Bingo. The batteries are the issue. The electronics will actually have less noise in the cold (but technically only until you freeze out charge carriers in the semiconductors and the camera stops working altogether, but that happens below the temperatures you could survive). If you just keep two sets of batteries like spraynpray suggested, then each time the one in your camera goes "dead" (not really—just gets cold), you can swap out for warm batteries in your pocket.
Also, different batteries based on different chemical reactions will have different behaviors in the cold.
It's chemistry, if you're interested in the details. The chemical reaction in the battery that releases the electrical energy has what's called an activation barrier, which means that it needs some energy input to start the reaction but once it gets going it gives off more energy than it initially took in. It gets that energy investment from heat that it absorbs from the environment, so in a cold environment the reaction rate is a lot lower and the battery looks like it's dead. Once it warms up, the reaction rate goes up again and the battery appears to resurrect.
Most batteries now are lithium anyway, which is pretty reactive, but yeah, that's the general gist. I never thought of batteries in that sense, but it makes perfect sense.
Ah, activation barriers, I remember that from general chemistry and biochemistry... such warm memories. :D
I took my Nikon Coolpix E3700 up to Quebec City once in 2008, the 400th anniversary of it's founding in February. I don't remember specifics, but the average low for that time is -16 C, or 3 F. The average temp is -11 C, or 12 F, and I still got about 200 or so shots per battery, and since I carried 2, I was pretty much good for the day if I didn't use flash too often. And since we were out almost all day, I went out at night too, we went to the Winter Carnival for the fireworks at night, so it got pretty darn cold.

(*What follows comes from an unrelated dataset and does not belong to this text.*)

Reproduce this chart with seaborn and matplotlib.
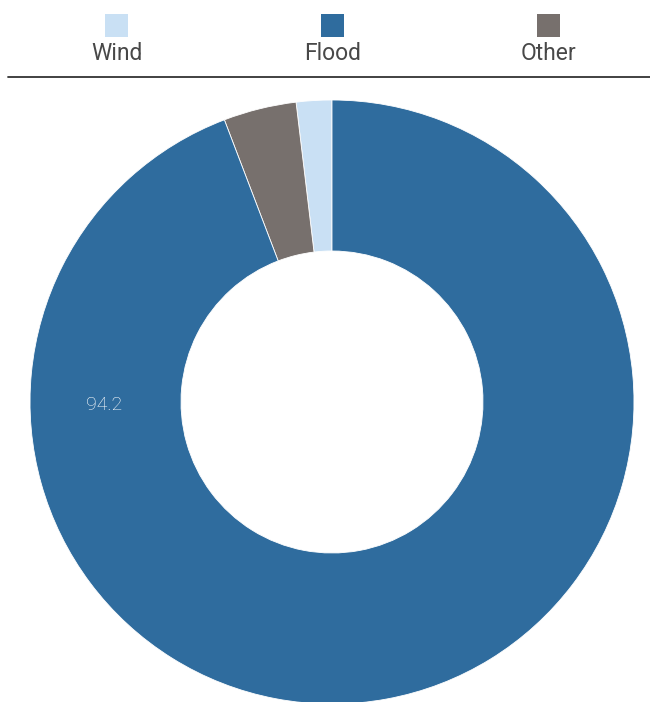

Interestingly enough, all I needed was a thin pair of gloves, so it didn't really get all too incredibly cold, but it was certainly more cold than I have ever experienced.
Just Monday I took my D40 with the 35mm 1.8 out in the snow, it was right after the big blizzard in NYC. Near freezing temperatures, the camera performed like a champ. Just to be safe though, I took it out with the 35mm 1.8, it's got better sealing than the 18-135. It must have been around freezing if not below on that day. To be fair though, I went out around midday. Strangely enough, there was no condensation when I moved from indoors to outdoors, and vice versa, which I thought was odd.